* What is required *
Transcribe the full listing below exactly.
** begin **
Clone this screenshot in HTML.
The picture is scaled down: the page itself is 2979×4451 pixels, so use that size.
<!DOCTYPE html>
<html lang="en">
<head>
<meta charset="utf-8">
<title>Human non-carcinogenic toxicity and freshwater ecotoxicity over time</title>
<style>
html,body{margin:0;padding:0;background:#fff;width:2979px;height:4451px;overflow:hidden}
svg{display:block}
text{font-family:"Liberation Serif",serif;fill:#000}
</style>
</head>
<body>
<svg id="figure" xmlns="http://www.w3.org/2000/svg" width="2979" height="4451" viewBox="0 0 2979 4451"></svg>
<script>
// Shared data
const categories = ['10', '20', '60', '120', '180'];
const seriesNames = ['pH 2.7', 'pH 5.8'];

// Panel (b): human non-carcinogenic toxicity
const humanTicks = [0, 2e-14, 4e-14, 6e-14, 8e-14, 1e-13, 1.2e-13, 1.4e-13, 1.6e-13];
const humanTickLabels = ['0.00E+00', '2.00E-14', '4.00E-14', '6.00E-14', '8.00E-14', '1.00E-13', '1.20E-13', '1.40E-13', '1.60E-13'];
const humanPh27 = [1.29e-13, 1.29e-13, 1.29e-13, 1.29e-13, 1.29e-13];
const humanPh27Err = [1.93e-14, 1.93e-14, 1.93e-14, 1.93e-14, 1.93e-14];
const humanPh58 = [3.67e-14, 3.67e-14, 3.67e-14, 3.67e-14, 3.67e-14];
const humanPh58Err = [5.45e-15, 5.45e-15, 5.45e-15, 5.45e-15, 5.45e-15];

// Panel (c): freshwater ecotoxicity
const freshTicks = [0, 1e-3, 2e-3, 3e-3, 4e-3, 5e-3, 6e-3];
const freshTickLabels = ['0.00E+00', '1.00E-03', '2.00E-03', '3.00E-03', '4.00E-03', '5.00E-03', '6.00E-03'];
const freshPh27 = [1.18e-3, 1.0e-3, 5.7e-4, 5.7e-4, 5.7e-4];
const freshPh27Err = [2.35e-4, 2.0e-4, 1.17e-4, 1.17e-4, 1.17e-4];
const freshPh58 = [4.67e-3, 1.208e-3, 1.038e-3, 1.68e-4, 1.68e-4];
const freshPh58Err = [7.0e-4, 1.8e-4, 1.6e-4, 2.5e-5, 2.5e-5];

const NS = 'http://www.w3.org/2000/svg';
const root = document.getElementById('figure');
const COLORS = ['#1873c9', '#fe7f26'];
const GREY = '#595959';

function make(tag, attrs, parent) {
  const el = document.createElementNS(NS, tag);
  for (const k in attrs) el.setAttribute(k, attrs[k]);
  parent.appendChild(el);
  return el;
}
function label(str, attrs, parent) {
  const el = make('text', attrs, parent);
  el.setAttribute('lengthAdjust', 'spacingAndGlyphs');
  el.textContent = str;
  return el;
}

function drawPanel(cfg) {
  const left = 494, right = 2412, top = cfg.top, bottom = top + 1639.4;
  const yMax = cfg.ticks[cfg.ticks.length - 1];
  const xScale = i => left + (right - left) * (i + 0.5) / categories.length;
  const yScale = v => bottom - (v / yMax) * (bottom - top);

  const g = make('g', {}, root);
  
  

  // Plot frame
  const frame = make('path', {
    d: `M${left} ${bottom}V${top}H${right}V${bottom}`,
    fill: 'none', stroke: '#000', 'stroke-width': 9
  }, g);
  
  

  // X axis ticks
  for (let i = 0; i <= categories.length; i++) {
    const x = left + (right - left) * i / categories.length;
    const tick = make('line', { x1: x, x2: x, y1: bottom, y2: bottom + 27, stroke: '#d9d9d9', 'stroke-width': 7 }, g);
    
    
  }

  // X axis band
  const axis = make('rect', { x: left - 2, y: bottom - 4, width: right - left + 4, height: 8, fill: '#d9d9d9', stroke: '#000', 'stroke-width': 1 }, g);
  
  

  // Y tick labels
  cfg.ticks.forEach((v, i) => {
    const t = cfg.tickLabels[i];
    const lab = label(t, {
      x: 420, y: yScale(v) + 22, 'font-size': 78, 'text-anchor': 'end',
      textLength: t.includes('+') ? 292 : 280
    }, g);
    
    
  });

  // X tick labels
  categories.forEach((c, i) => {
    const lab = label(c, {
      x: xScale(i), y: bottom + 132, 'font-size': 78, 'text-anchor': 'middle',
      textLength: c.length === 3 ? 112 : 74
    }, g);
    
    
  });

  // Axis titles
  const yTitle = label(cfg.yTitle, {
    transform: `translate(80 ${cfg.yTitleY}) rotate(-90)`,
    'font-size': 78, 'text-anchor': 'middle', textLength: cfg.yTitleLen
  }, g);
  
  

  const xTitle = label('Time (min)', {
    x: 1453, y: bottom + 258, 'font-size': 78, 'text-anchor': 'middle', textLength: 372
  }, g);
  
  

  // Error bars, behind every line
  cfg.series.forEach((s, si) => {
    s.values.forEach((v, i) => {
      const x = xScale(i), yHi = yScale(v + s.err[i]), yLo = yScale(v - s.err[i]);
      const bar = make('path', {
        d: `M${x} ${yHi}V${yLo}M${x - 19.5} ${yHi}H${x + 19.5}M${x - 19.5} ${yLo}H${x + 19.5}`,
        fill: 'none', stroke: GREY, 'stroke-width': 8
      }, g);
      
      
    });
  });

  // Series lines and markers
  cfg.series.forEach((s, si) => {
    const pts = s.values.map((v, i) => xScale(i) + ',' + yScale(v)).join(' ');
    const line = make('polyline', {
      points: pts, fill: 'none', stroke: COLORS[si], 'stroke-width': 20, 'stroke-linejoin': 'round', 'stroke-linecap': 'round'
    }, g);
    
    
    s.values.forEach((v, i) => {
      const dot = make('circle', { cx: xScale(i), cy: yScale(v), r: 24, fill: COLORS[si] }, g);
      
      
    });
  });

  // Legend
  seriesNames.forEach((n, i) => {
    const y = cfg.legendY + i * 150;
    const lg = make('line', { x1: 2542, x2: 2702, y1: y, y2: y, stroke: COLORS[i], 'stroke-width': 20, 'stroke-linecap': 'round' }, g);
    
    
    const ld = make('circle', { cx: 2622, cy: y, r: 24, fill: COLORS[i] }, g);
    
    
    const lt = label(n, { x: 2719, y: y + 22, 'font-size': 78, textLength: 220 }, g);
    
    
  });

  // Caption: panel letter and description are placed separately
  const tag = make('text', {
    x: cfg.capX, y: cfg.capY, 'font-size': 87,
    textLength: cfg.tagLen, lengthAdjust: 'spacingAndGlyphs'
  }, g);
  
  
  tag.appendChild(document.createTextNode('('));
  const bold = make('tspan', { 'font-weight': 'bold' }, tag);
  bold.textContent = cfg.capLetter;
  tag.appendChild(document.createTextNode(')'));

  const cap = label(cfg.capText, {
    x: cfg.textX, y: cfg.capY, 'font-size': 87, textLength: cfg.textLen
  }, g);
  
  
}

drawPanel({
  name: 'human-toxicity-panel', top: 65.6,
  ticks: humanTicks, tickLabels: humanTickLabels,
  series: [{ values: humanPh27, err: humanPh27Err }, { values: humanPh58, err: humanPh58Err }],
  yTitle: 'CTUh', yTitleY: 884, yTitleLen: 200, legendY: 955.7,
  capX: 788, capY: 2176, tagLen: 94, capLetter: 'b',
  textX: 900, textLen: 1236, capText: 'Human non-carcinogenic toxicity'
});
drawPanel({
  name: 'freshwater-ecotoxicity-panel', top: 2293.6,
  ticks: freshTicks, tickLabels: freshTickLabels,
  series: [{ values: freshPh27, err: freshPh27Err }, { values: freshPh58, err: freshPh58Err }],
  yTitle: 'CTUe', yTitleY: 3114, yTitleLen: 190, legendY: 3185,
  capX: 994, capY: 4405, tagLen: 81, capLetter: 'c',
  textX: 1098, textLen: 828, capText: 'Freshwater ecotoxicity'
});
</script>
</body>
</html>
** end **
* Answer for this exercise *
Clone this screenshot in HTML.
The picture is scaled down: the page itself is 2979×4451 pixels, so use that size.
<!DOCTYPE html>
<html lang="en">
<head>
<meta charset="utf-8">
<title>Human non-carcinogenic toxicity and freshwater ecotoxicity over time</title>
<style>
html,body{margin:0;padding:0;background:#fff;width:2979px;height:4451px;overflow:hidden}
svg{display:block}
text{font-family:"Liberation Serif",serif;fill:#000}
</style>
</head>
<body>
<svg id="figure" xmlns="http://www.w3.org/2000/svg" width="2979" height="4451" viewBox="0 0 2979 4451"></svg>
<script>
// Shared data
const categories = ['10', '20', '60', '120', '180'];
const seriesNames = ['pH 2.7', 'pH 5.8'];

// Panel (b): human non-carcinogenic toxicity
const humanTicks = [0, 2e-14, 4e-14, 6e-14, 8e-14, 1e-13, 1.2e-13, 1.4e-13, 1.6e-13];
const humanTickLabels = ['0.00E+00', '2.00E-14', '4.00E-14', '6.00E-14', '8.00E-14', '1.00E-13', '1.20E-13', '1.40E-13', '1.60E-13'];
const humanPh27 = [1.29e-13, 1.29e-13, 1.29e-13, 1.29e-13, 1.29e-13];
const humanPh27Err = [1.93e-14, 1.93e-14, 1.93e-14, 1.93e-14, 1.93e-14];
const humanPh58 = [3.67e-14, 3.67e-14, 3.67e-14, 3.67e-14, 3.67e-14];
const humanPh58Err = [5.45e-15, 5.45e-15, 5.45e-15, 5.45e-15, 5.45e-15];

// Panel (c): freshwater ecotoxicity
const freshTicks = [0, 1e-3, 2e-3, 3e-3, 4e-3, 5e-3, 6e-3];
const freshTickLabels = ['0.00E+00', '1.00E-03', '2.00E-03', '3.00E-03', '4.00E-03', '5.00E-03', '6.00E-03'];
const freshPh27 = [1.18e-3, 1.0e-3, 5.7e-4, 5.7e-4, 5.7e-4];
const freshPh27Err = [2.35e-4, 2.0e-4, 1.17e-4, 1.17e-4, 1.17e-4];
const freshPh58 = [4.67e-3, 1.208e-3, 1.038e-3, 1.68e-4, 1.68e-4];
const freshPh58Err = [7.0e-4, 1.8e-4, 1.6e-4, 2.5e-5, 2.5e-5];

const NS = 'http://www.w3.org/2000/svg';
const root = document.getElementById('figure');
const COLORS = ['#1873c9', '#fe7f26'];
const GREY = '#595959';

function make(tag, attrs, parent) {
  const el = document.createElementNS(NS, tag);
  for (const k in attrs) el.setAttribute(k, attrs[k]);
  parent.appendChild(el);
  return el;
}
function label(str, attrs, parent) {
  const el = make('text', attrs, parent);
  el.setAttribute('lengthAdjust', 'spacingAndGlyphs');
  el.textContent = str;
  return el;
}

function drawPanel(cfg) {
  const left = 494, right = 2412, top = cfg.top, bottom = top + 1639.4;
  const yMax = cfg.ticks[cfg.ticks.length - 1];
  const xScale = i => left + (right - left) * (i + 0.5) / categories.length;
  const yScale = v => bottom - (v / yMax) * (bottom - top);

  const g = make('g', {}, root);
  
  

  // Plot frame
  const frame = make('path', {
    d: `M${left} ${bottom}V${top}H${right}V${bottom}`,
    fill: 'none', stroke: '#000', 'stroke-width': 9
  }, g);
  
  

  // X axis ticks
  for (let i = 0; i <= categories.length; i++) {
    const x = left + (right - left) * i / categories.length;
    const tick = make('line', { x1: x, x2: x, y1: bottom, y2: bottom + 27, stroke: '#d9d9d9', 'stroke-width': 7 }, g);
    
    
  }

  // X axis band
  const axis = make('rect', { x: left - 2, y: bottom - 4, width: right - left + 4, height: 8, fill: '#d9d9d9', stroke: '#000', 'stroke-width': 1 }, g);
  
  

  // Y tick labels
  cfg.ticks.forEach((v, i) => {
    const t = cfg.tickLabels[i];
    const lab = label(t, {
      x: 420, y: yScale(v) + 22, 'font-size': 78, 'text-anchor': 'end',
      textLength: t.includes('+') ? 292 : 280
    }, g);
    
    
  });

  // X tick labels
  categories.forEach((c, i) => {
    const lab = label(c, {
      x: xScale(i), y: bottom + 132, 'font-size': 78, 'text-anchor': 'middle',
      textLength: c.length === 3 ? 112 : 74
    }, g);
    
    
  });

  // Axis titles
  const yTitle = label(cfg.yTitle, {
    transform: `translate(80 ${cfg.yTitleY}) rotate(-90)`,
    'font-size': 78, 'text-anchor': 'middle', textLength: cfg.yTitleLen
  }, g);
  
  

  const xTitle = label('Time (min)', {
    x: 1453, y: bottom + 258, 'font-size': 78, 'text-anchor': 'middle', textLength: 372
  }, g);
  
  

  // Error bars, behind every line
  cfg.series.forEach((s, si) => {
    s.values.forEach((v, i) => {
      const x = xScale(i), yHi = yScale(v + s.err[i]), yLo = yScale(v - s.err[i]);
      const bar = make('path', {
        d: `M${x} ${yHi}V${yLo}M${x - 19.5} ${yHi}H${x + 19.5}M${x - 19.5} ${yLo}H${x + 19.5}`,
        fill: 'none', stroke: GREY, 'stroke-width': 8
      }, g);
      
      
    });
  });

  // Series lines and markers
  cfg.series.forEach((s, si) => {
    const pts = s.values.map((v, i) => xScale(i) + ',' + yScale(v)).join(' ');
    const line = make('polyline', {
      points: pts, fill: 'none', stroke: COLORS[si], 'stroke-width': 20, 'stroke-linejoin': 'round', 'stroke-linecap': 'round'
    }, g);
    
    
    s.values.forEach((v, i) => {
      const dot = make('circle', { cx: xScale(i), cy: yScale(v), r: 24, fill: COLORS[si] }, g);
      
      
    });
  });

  // Legend
  seriesNames.forEach((n, i) => {
    const y = cfg.legendY + i * 150;
    const lg = make('line', { x1: 2542, x2: 2702, y1: y, y2: y, stroke: COLORS[i], 'stroke-width': 20, 'stroke-linecap': 'round' }, g);
    
    
    const ld = make('circle', { cx: 2622, cy: y, r: 24, fill: COLORS[i] }, g);
    
    
    const lt = label(n, { x: 2719, y: y + 22, 'font-size': 78, textLength: 220 }, g);
    
    
  });

  // Caption: panel letter and description are placed separately
  const tag = make('text', {
    x: cfg.capX, y: cfg.capY, 'font-size': 87,
    textLength: cfg.tagLen, lengthAdjust: 'spacingAndGlyphs'
  }, g);
  
  
  tag.appendChild(document.createTextNode('('));
  const bold = make('tspan', { 'font-weight': 'bold' }, tag);
  bold.textContent = cfg.capLetter;
  tag.appendChild(document.createTextNode(')'));

  const cap = label(cfg.capText, {
    x: cfg.textX, y: cfg.capY, 'font-size': 87, textLength: cfg.textLen
  }, g);
  
  
}

drawPanel({
  name: 'human-toxicity-panel', top: 65.6,
  ticks: humanTicks, tickLabels: humanTickLabels,
  series: [{ values: humanPh27, err: humanPh27Err }, { values: humanPh58, err: humanPh58Err }],
  yTitle: 'CTUh', yTitleY: 884, yTitleLen: 200, legendY: 955.7,
  capX: 788, capY: 2176, tagLen: 94, capLetter: 'b',
  textX: 900, textLen: 1236, capText: 'Human non-carcinogenic toxicity'
});
drawPanel({
  name: 'freshwater-ecotoxicity-panel', top: 2293.6,
  ticks: freshTicks, tickLabels: freshTickLabels,
  series: [{ values: freshPh27, err: freshPh27Err }, { values: freshPh58, err: freshPh58Err }],
  yTitle: 'CTUe', yTitleY: 3114, yTitleLen: 190, legendY: 3185,
  capX: 994, capY: 4405, tagLen: 81, capLetter: 'c',
  textX: 1098, textLen: 828, capText: 'Freshwater ecotoxicity'
});
</script>
</body>
</html>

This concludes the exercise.